Valerie L. Thomas was born in February of 1943 in Maryland. She was fascinated with technology as a very young child. Around the age of eight, her curiosity about how things worked inspired her to borrow a book called, “The Boy’s First Book On Electronics," which she took home hoping that her father would help her take on some of the projects in it. After all, he liked to tinker with radios and television sets. But he did not help her.
Thomas attended an all-girls high school that did not help her with hands on electronics either. At the time, scientific subjects were not considered important or suitable for women, and the school had just been integrated. So, no one encouraged Thomas to take the advanced math classes that were offered at her school, and she continued to view her technological aptitude as more of a quest than anything else.
This changed in college, when Thomas enrolled at Morgan State University as one of only two women in her class to major in physics. She was an excellent student, and soon she had acquired the knowledge of mathematics that led her to a position as a mathematical/data analyst for NASA.
Eventually Thomas moved up within NASA and served in a position of managing the development of NASA’s image-processing systems for “Landsat,” the first satellite to send multi-spectral images to study the Earth's resources from outer space. In 1976, she saw something at a scientific exhibit that would lead her down a path of invention. She saw an illusion of a glowing light bulb that had been unscrewed and removed from a lamp. It had been created using a second bulb pointing downward in a socket beneath the top socket, employing a concave mirror to produce the illusion of the lit bulb. Unlike flat mirrors, which produce images that appear to be inside, or behind the mirror, concave mirrors create images that appear to be real, or in front of the mirror itself.
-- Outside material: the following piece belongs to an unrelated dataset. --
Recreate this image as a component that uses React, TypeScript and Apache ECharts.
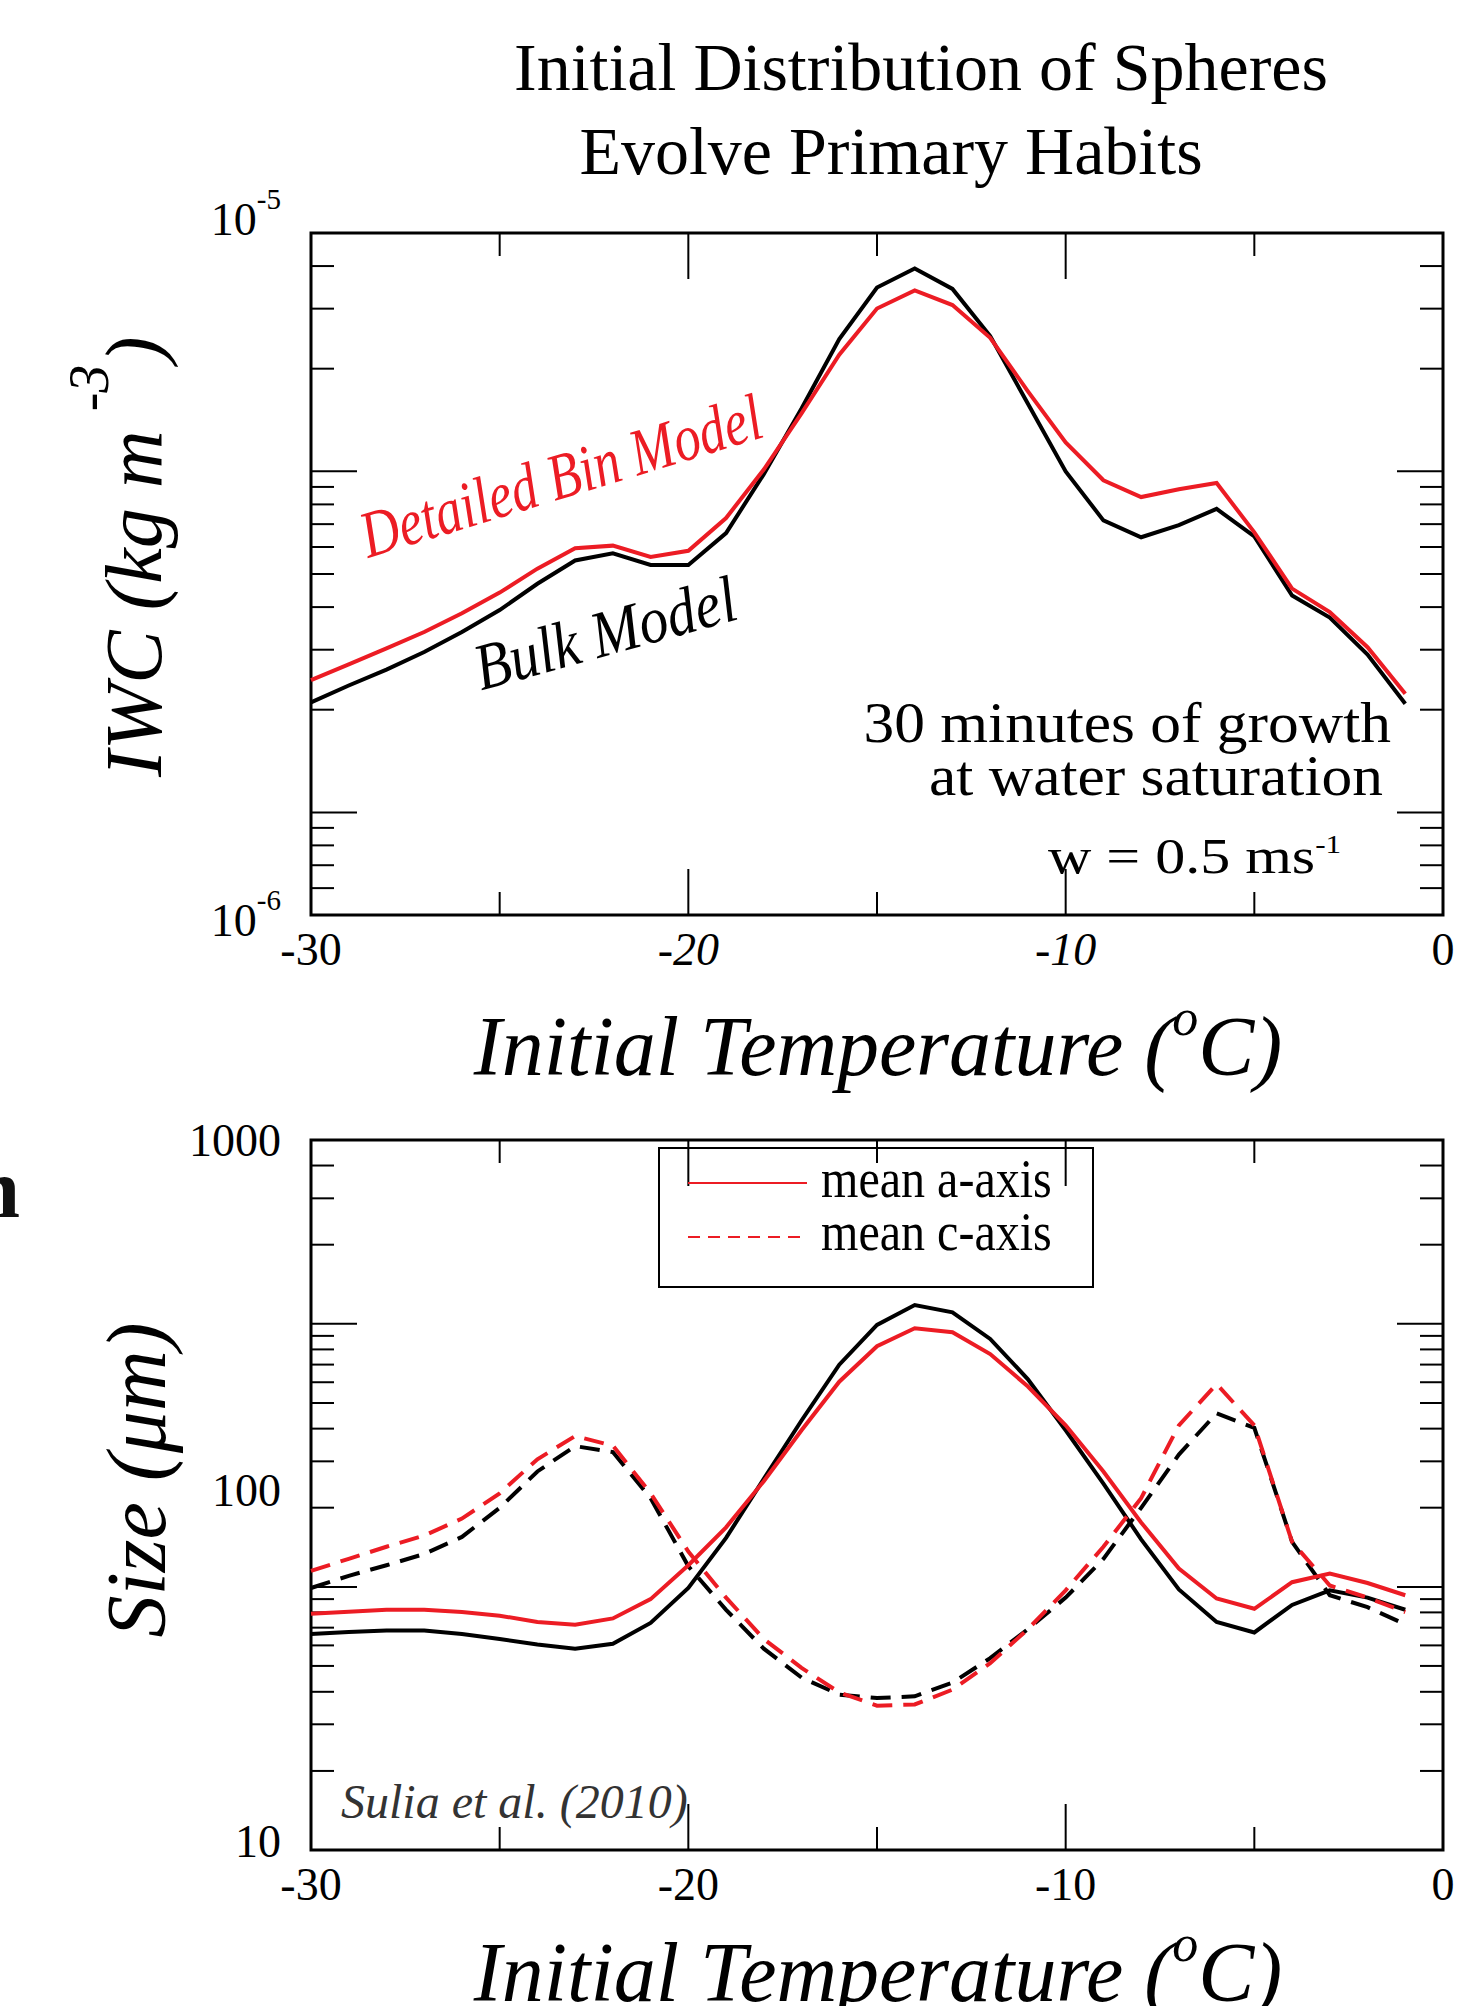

Thomas was intrigued, and wondered how such an image could be transmitted like other images were at the time. She began experimenting in 1976, setting up equipment to observe the relationship between an object and its real image relative to the positions from concave mirrors. She thought that if it were possible to present and transmit these types of realistic, three-dimensional images, great improvements could be made in video, and even television, in the future.
In 1980, she received a patent for her illusion transmitter, which uses a concave mirror on the transmitting end as well as on the receiving end to produce optical illusion images. NASA uses the technology today, and scientists are currently working on ways to incorporate it into tools for surgeons to look inside the human body, and possibly for television sets and video screens one day.
Thomas continued to work for NASA until her retirement in 1995, serving in such positions as Space Physics Analysis Network (SPAN) project manager and most recently associate chief of the Space Science Data Operations Office.
Over the course of her career Thomas contributed to the development of SPAN (Space Physics Analysis Network for research related to Halley's comet, ozone hole studies, and a supernova. She has received a number of NASA awards including the GSFC (Goddard Space Flight Center) Award of Merit, and the NASA Equal Opportunity Medal. She continues to mentor young students through the National Technical Association (NTA), Science Mathematics Aerospace Research and Technology (S.M.A.R.T.), Inc., and the SHADES OF BLUE DMV (District of Columbia, Maryland, and Virginia) Chapter.